En outre, diverses études s’accordent sur le fait que les aides publiques aux entreprises entraîneraient des effets indésirables qui en limitent l’impact sur l’emploi, parmi lesquels :
- des effets d’aubaine : l’État subventionne des emplois qui auraient de toutes façons été créés ou maintenus ;
- des effets de substitution : les entreprises embauchent en contrat aidés des personnes qu’elles prévoyaient d’embaucher de toute façon en contrat non aidé ;
- des effets de seuil : les entreprises évitent de franchir des seuils – et donc parfois à embaucher plus et mieux – pour continuer à bénéficier des aides.
Plusieurs exemples illustrent même ce qui pourrait s’apparenter à un véritable gâchis. C’est le cas du célèbre Crédit d’impôt compétitivité emploi (CICE). Les travaux menés par France stratégie ont ainsi montré que le CICE avait été extrêmement coûteux au regard du peu d’emplois créés ou sauvegardés : « 100 000 emplois par an environ pour un coût de l’ordre de 18 milliards d’euros en 2016 »⁶. Les premiers travaux sur sa transformation en allègement de cotisation sociale vont dans le même sens⁷.
Sur le plan de l’équité républicaine, on peut enfin s’interroger sur le fait que les pouvoirs publics attendent de plus en plus de « contreparties » de la part des bénéficiaires de minimas sociaux alors qu’ils n’en demandent jamais aux entreprises qui bénéficient des aides publiques de l’Etat.
Une autre politique de l’emploi est possible !
Une étude montre que si l’on transférait au moins 6 milliards d’euros des programmes de réduction de cotisations sociales vers des programmes de créations d’emplois plus directes, cela en créerait davantage⁸.

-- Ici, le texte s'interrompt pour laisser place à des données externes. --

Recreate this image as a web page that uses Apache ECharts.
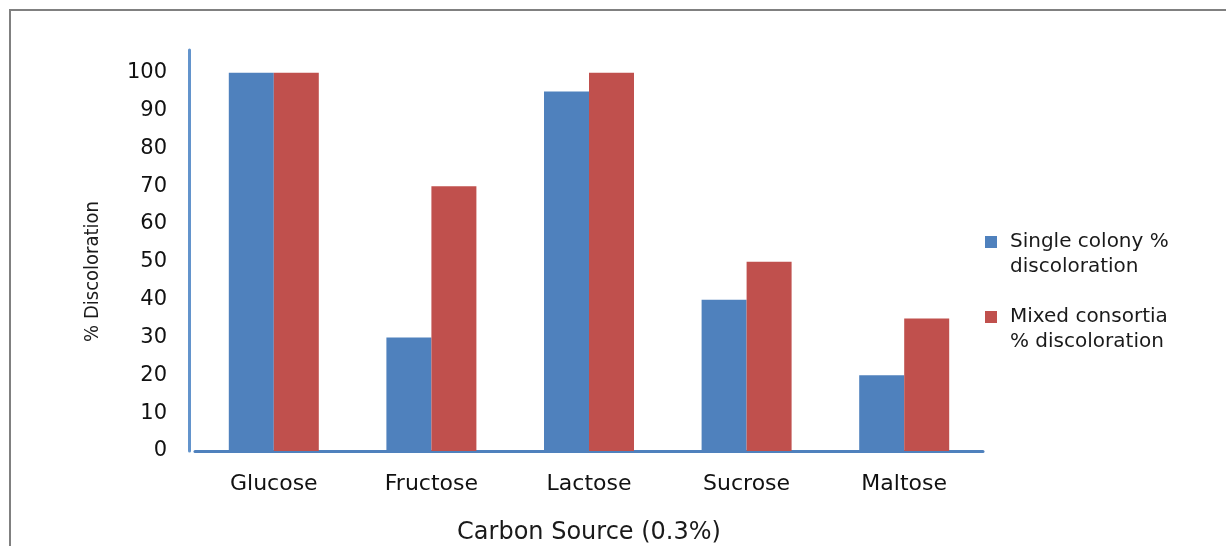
<!DOCTYPE html>
<html><head><meta charset="utf-8">
<script src="https://cdn.jsdelivr.net/npm/echarts@6/dist/echarts.min.js"></script>
<style>
html,body{margin:0;padding:0;background:#fff}
#wrap{position:relative;width:1226px;height:546px;overflow:hidden}
#c{position:absolute;left:0;top:0;width:1226px;height:546px}
#frame{position:absolute;left:9px;top:9px;width:1300px;height:600px;border-left:2px solid #808080;border-top:2px solid #808080;pointer-events:none}
</style>
</head><body>
<div id="wrap"><div id="c"></div><div id="frame"></div></div>
<script>
const categories = ['Glucose', 'Fructose', 'Lactose', 'Sucrose', 'Maltose'];
const singleColony = [100, 30, 95, 40, 20];
const mixedConsortia = [100, 70, 100, 50, 35];
const seriesNames = ['Single colony %\ndiscoloration', 'Mixed consortia\n% discoloration'];
const yTickLabels = [0, 10, 20, 30, 40, 50, 60, 70, 80, 90, 100];

const FONT = '"DejaVu Sans", Verdana, sans-serif';
const chart = echarts.init(document.getElementById('c'), null, {renderer: 'canvas'});
chart.setOption({
  animation: false,
  backgroundColor: 'transparent',
  grid: {left: 195, width: 788, top: 50, bottom: 95, containLabel: false, outerBoundsMode: 'none'},
  legend: {
    orient: 'vertical', left: 985, top: 207, padding: 0, itemGap: 5,
    icon: 'rect', itemWidth: 12, itemHeight: 12,
    data: seriesNames,
    formatter: name => '{e| }\n' + name.split('\n').map(s => '{t|' + s + '}').join('\n'),
    textStyle: {
      fontFamily: FONT, fontSize: 20, color: '#1a1a1a',
      rich: {
        e: {fontFamily: FONT, fontSize: 20, lineHeight: 25},
        t: {fontFamily: FONT, fontSize: 20, lineHeight: 25, color: '#1a1a1a', padding: [0, 0, 0, 8]}
      }
    }
  },
  xAxis: {
    type: 'category', data: categories,
    name: 'Carbon Source (0.3%)', nameLocation: 'middle', nameGap: 70,
    nameTextStyle: {fontFamily: FONT, fontSize: 24, color: '#1a1a1a'},
    axisLine: {lineStyle: {color: '#4F81BD', width: 3}},
    axisTick: {show: false},
    axisLabel: {fontFamily: FONT, fontSize: 22, color: '#111', margin: 22}
  },
  yAxis: {
    type: 'value', min: 0, max: 106, interval: 10, offset: 6,
    name: '% Discoloration', nameLocation: 'middle', nameGap: 86,
    nameTextStyle: {fontFamily: '"Liberation Sans Narrow", "DejaVu Sans Condensed", sans-serif', fontSize: 20, color: '#1a1a1a', padding: [0, 42, 0, 0]},
    axisLine: {show: true, lineStyle: {color: '#6394CC', width: 3}},
    axisTick: {show: false},
    splitLine: {show: false},
    axisLabel: {
      fontFamily: FONT, fontSize: 21, color: '#111', margin: 22,
      formatter: v => (yTickLabels.indexOf(v) >= 0 ? String(v) : '')
    }
  },
  series: [
    {name: seriesNames[0], type: 'bar', data: singleColony, barWidth: 45, barGap: '0%', itemStyle: {color: '#4F81BD'}},
    {name: seriesNames[1], type: 'bar', data: mixedConsortia, barWidth: 45, barGap: '0%', itemStyle: {color: '#C0504D'}}
  ]
});
</script>
</body></html>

Depuis 2017, l’expérimentation Territoires zéro chômeur de longue durée fait d’ailleurs la démonstration, que créer des emplois en partant des personnes et des territoires, c’est possible. Avec la mobilisation des acteurs locaux et la création de 67 entreprises à but d’emploi dans 58 territoires habilités, Territoires zéro chômeur de longue durée a en effet permis la sortie de la privation durable d’emploi de plus de 3 600 personnes qui en étaient privées depuis 4 ans et 9 mois en moyenne.
Or, le coût annuel brut d’un emploi créé dans le cadre de Territoires zéro chômeur de longue durée s’élève à 22 500 €. Un coût bien en dessous de celui des autres politiques de créations d’emplois mises en place depuis 30 ans.
- http://aides-entreprises.fr/
- Voir : https://www.liberation.fr/checknews/2018/05/24/est-il-vrai-que-les-aides-aux-entreprises-coutent-140-milliards-et-representent-autant-que-les-aides_1655245/
- « Un capitalisme sous perfusion : Mesure, théories et effets macroéconomiques des aides publiques aux entreprises françaises », Rapport de l’Ires, 2022.
- « Une analyse macro et micro économique du pouvoir d’achat », Etude de l’OFCE, 2022.
- Entretien dans Alternatives économiques, janvier 2023.
- « Évaluation du Crédit d’impôt pour la compétitivité et l’emploi. Synthèse des travaux d’approfondissement », Rapport de France Stratégie, 2020.
- « Du CICE aux allègements de cotisations sociales, un bilan calamiteux », Article de l’Observatoire de la justice fiscale, 2022.
- C. Carbonner, B. Palier, M. Zemmour, « Exonérations ou investissement social ? Une évaluation du coût d’opportunité de la stratégie française pour l’emploi », LIEPP Working Paper nº34, 2014.